Удивительно, что два современных русских писателя, друг другу во всем противоположные, и насколько мне известно, отнюдь не склонные к взаимной высокой оценке, Набоков-Сирин и Ремизов, – оба выделяют Гоголя и от него ведут свою родословную. Но Набоков уловил у Гоголя черты, отчетливо отразившиеся в «Носе» и тех вообще гоголевских писаниях, в которых не обошлось как будто без сотрудничества Хлестакова, с его «легкостью в мыслях необыкновенной». Набокова прельщает Гоголь скользящий, летящий, свистящий, да, гениальный, и тут, и в этом, бесспорно, но от груза обычных земных забот и помыслов освободившийся. У Ремизова гораздо больше влечения к взвинченно-романтической и фантастически-фольклорной стороне гоголевского творчества, и чем Гоголь лиричнее, тем он ему дороже. Роскошь и чары гоголевского вдохновения, по-видимому, искупают в его представлении то, что при сравнении с Пушкины или Толстым порой у Гоголя так мучительно, именно в лиризме, – а может быть Ремизов к этой сущности слова сравнительно мало внимателен: роскошь гоголевского стиля заслоняет от него ту фальшь слова, которою Гоголь часто грешит. Ремизов, пожалуй, прав в том, что Гоголь словесно богаче Толстого, – даже наверно прав. Но у Толстого в каждом слове и за каждым словом – тяжесть беспощадной внутренней проверки, а у Гоголя этом отношении слух далеко не был абсолютен, и всякие свои Руси-тройки или Днепры, чудно сверкающие при тихой и ясной погоде, он если и «оркестровал», по Ремизову, то с педалью гудящей вовсю и не дающей разобраться в отдельных напевах. Это очень остро чувствовал Бунин, постоянно говоривший: «Гоголь – лубочный писатель… да, да, верно, гениальный, согласен, а все-таки лубочный». Не знаю отношения Ремизова к «Переписке с друзьями», книге ведь тоже гениально написанной, особенно в начале, но где фальшь интонации, со смесью высокомерия и смирения, бывает иногда нестерпима, – о чем, между прочим, очень хорошо сказал Базаров: «У меня такое настроение, точно я начитался писем Гоголя к калужской губернаторше!» Разумеется, словесная магия есть и в «Переписке», и вполне возможно, что Ремизов ценит ее не меньше, чем «Тараса Бульбу» или «Вия», от которых коробило и мутило Бунина. Но вот Толстой пишет: «И после глупой жизни придет глупая смерть…». Ни чар, ни магии, ни роскоши в этих простых словах нет, – а что все Днепры и казни Остапов в сравнении с одной такой фразой?

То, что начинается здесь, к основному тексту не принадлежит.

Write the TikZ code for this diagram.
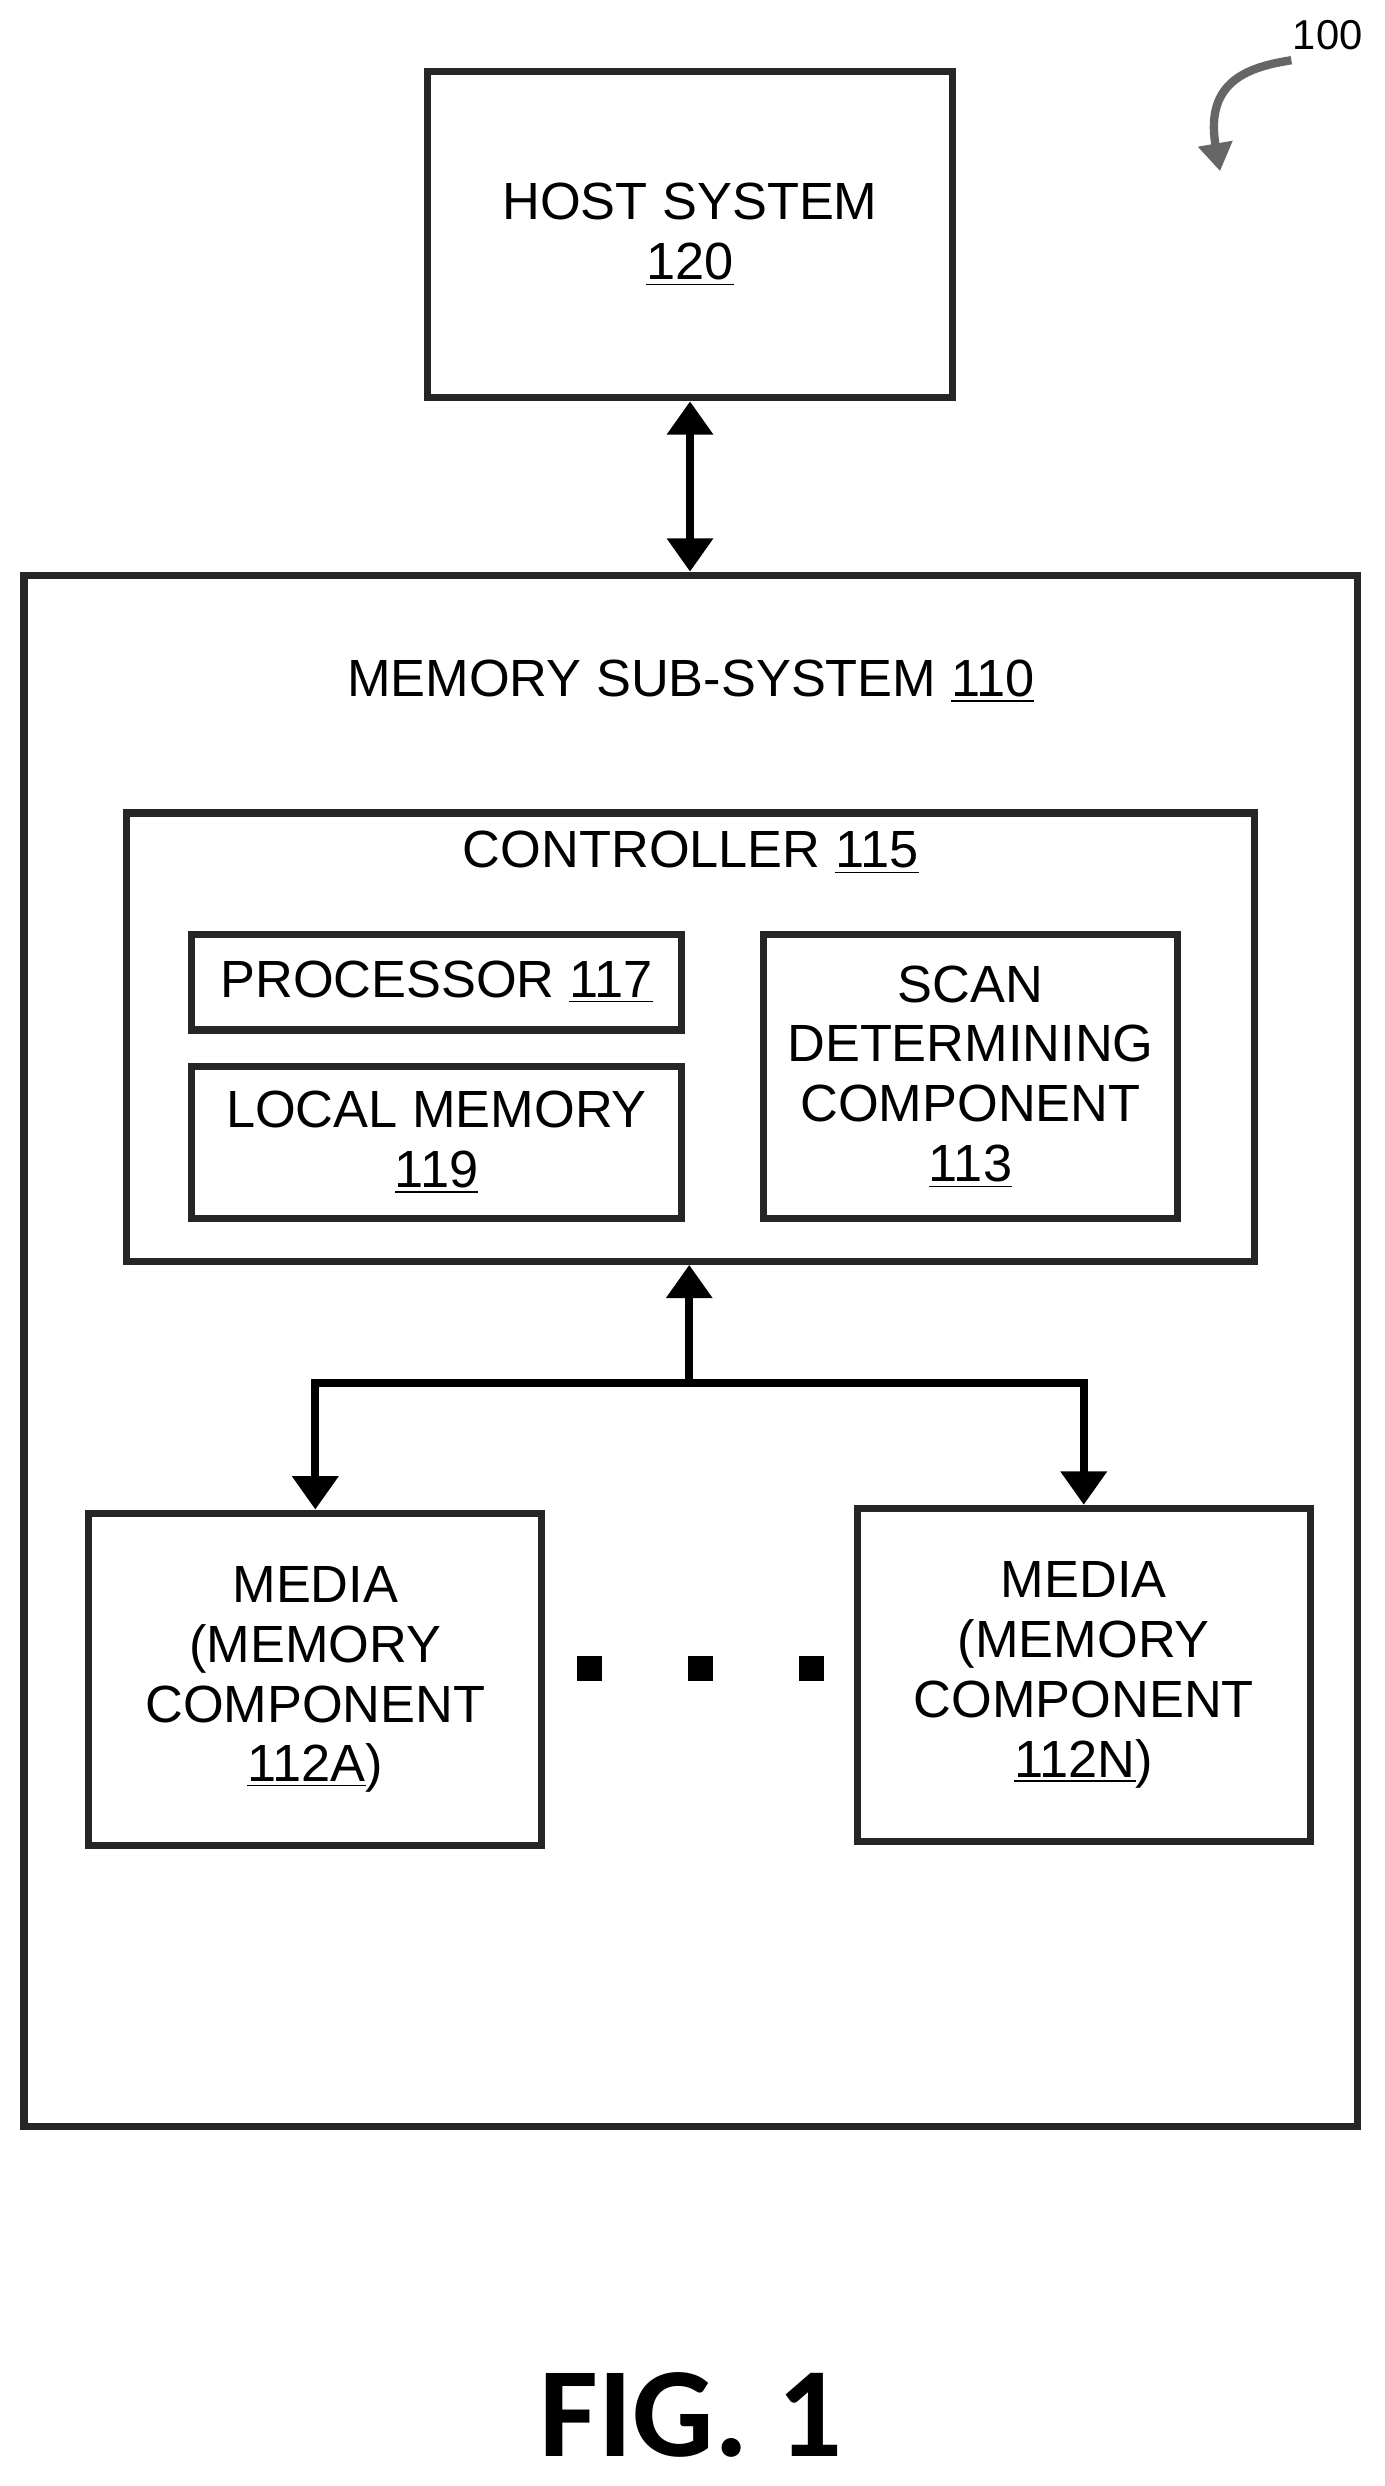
\documentclass[tikz,border=0pt]{standalone}
\usepackage{fontspec}
\setmainfont{Liberation Sans}
\newfontfamily\figfont{Carlito}
\usetikzlibrary{arrows.meta}

\begin{document}
\begin{tikzpicture}[x=0.02cm,y=-0.02cm]
        \tikzstyle{every node}=[font=\fontsize{18.8}{21.5}\selectfont,align=center]
        \tikzstyle{blk}=[draw=black!85,line width=2.6pt,inner sep=0pt]
        \tikzstyle{bus}=[black,line width=3pt]
        \tikzstyle{tip}=[-{Triangle[length=12pt,width=16pt]}]
        \useasboundingbox (0,0) rectangle (874,1569);

        %% host and sub-system
        \node [blk,minimum width=6.62cm,minimum height=4.12cm] (host) at (435.5,148) {HOST SYSTEM\\\underline{120}};
        \node [blk,minimum width=16.84cm,minimum height=19.58cm] (mss) at (436,852.5) {};
        \node (msslbl) at (436,430) {MEMORY SUB-SYSTEM \underline{110}};

        %% controller
        \node [blk,minimum width=14.24cm,minimum height=5.66cm] (ctrl) at (436,654.5) {};
        \node (ctrllbl) at (436,538) {CONTROLLER \underline{115}};
        \node [blk,minimum width=6.18cm,minimum height=1.2cm] (proc) at (275.5,620) {PROCESSOR \underline{117}};
        \node [blk,minimum width=6.18cm,minimum height=1.92cm] (lmem) at (275.5,721) {LOCAL MEMORY\\\underline{119}};
        \node [blk,minimum width=5.22cm,minimum height=3.58cm] (scan) at (612.5,679.5) {SCAN\\DETERMINING\\COMPONENT\\\underline{113}};

        %% media
        \node [blk,minimum width=5.72cm,minimum height=4.2cm] (mediaA) at (199,1060) {MEDIA\\(MEMORY\\COMPONENT\\\underline{112A})};
        \node [blk,minimum width=5.72cm,minimum height=4.2cm] (mediaN) at (684,1057) {MEDIA\\(MEMORY\\COMPONENT\\\underline{112N})};
        \foreach \x in {372,442,512}
            \fill [black] (\x-8,1045) rectangle (\x+8,1061);

        %% connectors
        \draw [bus,{Triangle[length=12pt,width=16pt]}-{Triangle[length=12pt,width=16pt]}] (host.south) -- (host.south |- mss.north);
        \coordinate (jn) at (435,873);
        \draw [bus,tip] (jn) -- (jn |- ctrl.south);
        \draw [bus,tip] (jn) -| (mediaA.north);
        \draw [bus,tip] (jn) -| (mediaN.north);

        %% reference numeral
        \node [font=\fontsize{15}{18}\selectfont] (ref) at (838,22) {100};
        \draw [black!60,line width=3pt,-{Triangle[length=10pt,width=12pt]}] (815,38) .. controls (790,42) and (760,50) .. (770,108);

        \node [font=\figfont\bfseries\fontsize{46}{54}\selectfont] (fig) at (436,1524) {FIG. 1};
\end{tikzpicture}
\end{document}
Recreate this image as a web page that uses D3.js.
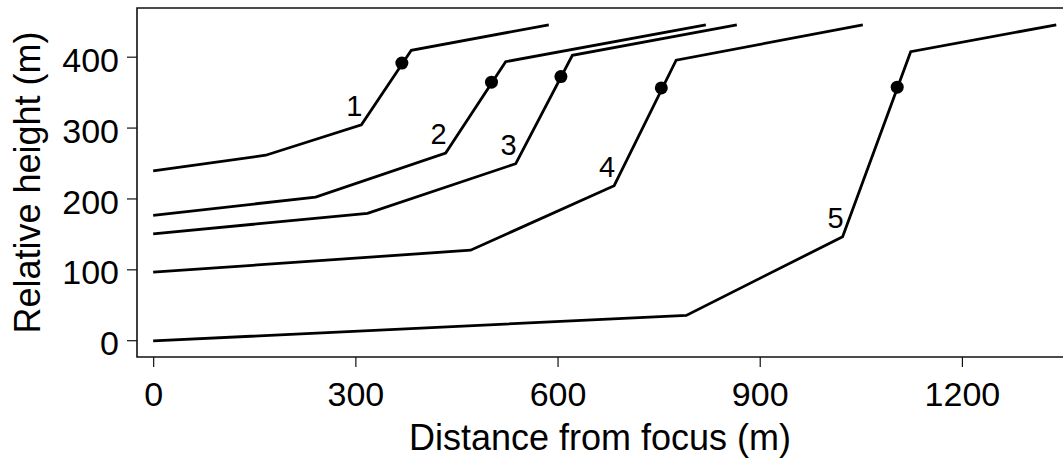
<!DOCTYPE html>
<html>
<head>
<meta charset="utf-8">
<script src="https://cdn.jsdelivr.net/npm/d3@7"></script>
<style>
    html, body { margin: 0; padding: 0; background: #fff; }
    #chart { width: 1063px; height: 460px; }
</style>
</head>
<body>
<div id="chart"></div>
<script>
// profile lines, one entry per transect (distance m, relative height m)
const profileNames = ["1", "2", "3", "4", "5"];
const profileDist = [
    [0, 167, 309, 383, 587],
    [0, 241, 434, 523, 820],
    [0, 318, 538, 622, 866],
    [0, 471, 684, 776, 1053],
    [0, 791, 1023, 1124, 1340]
];
const profileHeight = [
    [239, 261, 304, 409, 445],
    [176, 202, 264, 393, 445],
    [150, 179, 249, 402, 445],
    [96, 127, 218, 395, 445],
    [-1, 35, 146, 407, 445]
];
// marked point on each profile
const markDist = [369, 502, 605, 754, 1104];
const markHeight = [391, 364, 372, 356, 357];

const xTicks = [0, 300, 600, 900, 1200];
const yTicks = [0, 100, 200, 300, 400];

class ProfileChart {
    constructor(container, options = {}) {
        const defaults = {
            width: 1063,
            height: 460,
            margin: { top: 8, right: 0, bottom: 103, left: 137 },
            xDomain: [-24, 1350],
            yDomain: [-23.7, 468.7],
            labelVertex: 2
        };
        this.options = { ...defaults, ...options };
        this.container = container;
    }

    render() {
        const o = this.options;
        const m = o.margin;
        const innerW = o.width - m.left - m.right;
        const innerH = o.height - m.top - m.bottom;

        d3.select(this.container).select("svg").remove();

        const svg = d3.select(this.container).append("svg")
            .attr("width", o.width)
            .attr("height", o.height)
            .style("font-family", "'Liberation Sans', Arial, sans-serif");

        const x = d3.scaleLinear().domain(o.xDomain).range([m.left, m.left + innerW]);
        const y = d3.scaleLinear().domain(o.yDomain).range([m.top + innerH, m.top]);

        // frame (top, left, bottom)
        const bottom = m.top + innerH;
        svg.append("path")
            .attr("d", `M${m.left + innerW},${m.top}H${m.left}V${bottom}H${m.left + innerW}`)
            .attr("fill", "none")
            .attr("stroke", "#111")
            .attr("stroke-width", 1.6);

        // axes
        const xAxis = svg.append("g")
            .attr("transform", `translate(0,${bottom})`)
            .call(d3.axisBottom(x).tickValues(xTicks).tickFormat(d3.format("d"))
                .tickSize(10).tickPadding(15).tickSizeOuter(0));
        xAxis.select(".domain").remove();
        xAxis.selectAll("text").attr("font-size", 34).attr("fill", "#000");

        const yAxis = svg.append("g")
            .attr("transform", `translate(${m.left},0)`)
            .call(d3.axisLeft(y).tickValues(yTicks).tickFormat(d3.format("d"))
                .tickSize(10).tickPadding(8).tickSizeOuter(0));
        yAxis.select(".domain").remove();
        yAxis.selectAll("text").attr("font-size", 34).attr("fill", "#000").attr("dy", "0.43em");
        svg.selectAll(".tick line").attr("stroke", "#111").attr("stroke-width", 1.2);

        // axis titles
        svg.append("text")
            .attr("x", m.left + innerW / 2)
            .attr("y", 450)
            .attr("text-anchor", "middle")
            .attr("font-size", 36)
            .text("Distance from focus (m)");

        svg.append("text")
            .attr("transform", `translate(40,${m.top + innerH / 2}) rotate(-90)`)
            .attr("text-anchor", "middle")
            .attr("font-size", 36)
            .text("Relative height (m)");

        const profiles = profileNames.map((name, i) => ({
            name,
            points: profileDist[i].map((d, j) => [d, profileHeight[i][j]]),
            mark: [markDist[i], markHeight[i]]
        }));

        const line = d3.line().x(d => x(d[0])).y(d => y(d[1]));

        const g = svg.append("g");

        g.selectAll(".profile")
            .data(profiles)
            .enter().append("path")
            .attr("class", "profile")
            .attr("fill", "none")
            .attr("stroke", "#000")
            .attr("stroke-width", 2.8)
            .attr("stroke-linejoin", "miter")
            .attr("d", d => line(d.points));

        g.selectAll(".mark")
            .data(profiles)
            .enter().append("circle")
            .attr("class", "mark")
            .attr("r", 6.5)
            .attr("fill", "#000")
            .attr("cx", d => x(d.mark[0]))
            .attr("cy", d => y(d.mark[1]));

        g.selectAll(".plabel")
            .data(profiles)
            .enter().append("text")
            .attr("class", "plabel")
            .attr("text-anchor", "end")
            .attr("font-size", 29)
            .attr("x", d => x(d.points[o.labelVertex][0]) + 1)
            .attr("y", d => y(d.points[o.labelVertex][1]) - 9)
            .text(d => d.name);
    }
}

new ProfileChart(document.getElementById("chart")).render();
</script>
</body>
</html>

От Гоголя у Ремизова многое: сказочность, пристрастье к какой-то своеобразной внутрироссийской экзотике, самообнажение, и не только отсутствие, а враждебно-презрительное отшвыривание всякой душевной стыдливости при самообнажении. От Гоголя и юмор, «смешок», часто скрытый, чуть-чуть лукавый и уклончивый. (Непонятно только, по крайней мере для меня лично, то, что он находит Гоголя не смешным, неожиданно сходясь в этом с Тэффи, тоже всегда утверждавшей, что при чтении Гоголя она даже не улыбается, а не то, что смеется: очевидно, понятие смешного до крайности растяжимо. Пушкин, во всяком случае, был о Гоголе другого мнения.)

Гоголя тянуло к славянофильству. Тянет к нему и Ремизова, – хотя теперь, после всего того, что было на эти темы передумано, после Владимира Соловьева, сказавшего о славянофильстве самое существенное и верное, что следовало сказать, после всего, наконец, что произошло в России и с Россией, какие жалкие обрывки и остатки славянофильства могут еще нас манить и прельщать? Кое-что уцелело, несомненно, кое-что как будто даже возрождается в новом виде. Но не страшновато ли возвращаться – как склоняется Ремизов, который утверждает, что былую Москву он помнит таинственной живой памятью, – к этой допетровской, сонной, азиатской одури, подышав иным, легким и ясным воздухом, который, пусть и по ошибке, казался нам воздухом нашим, своим?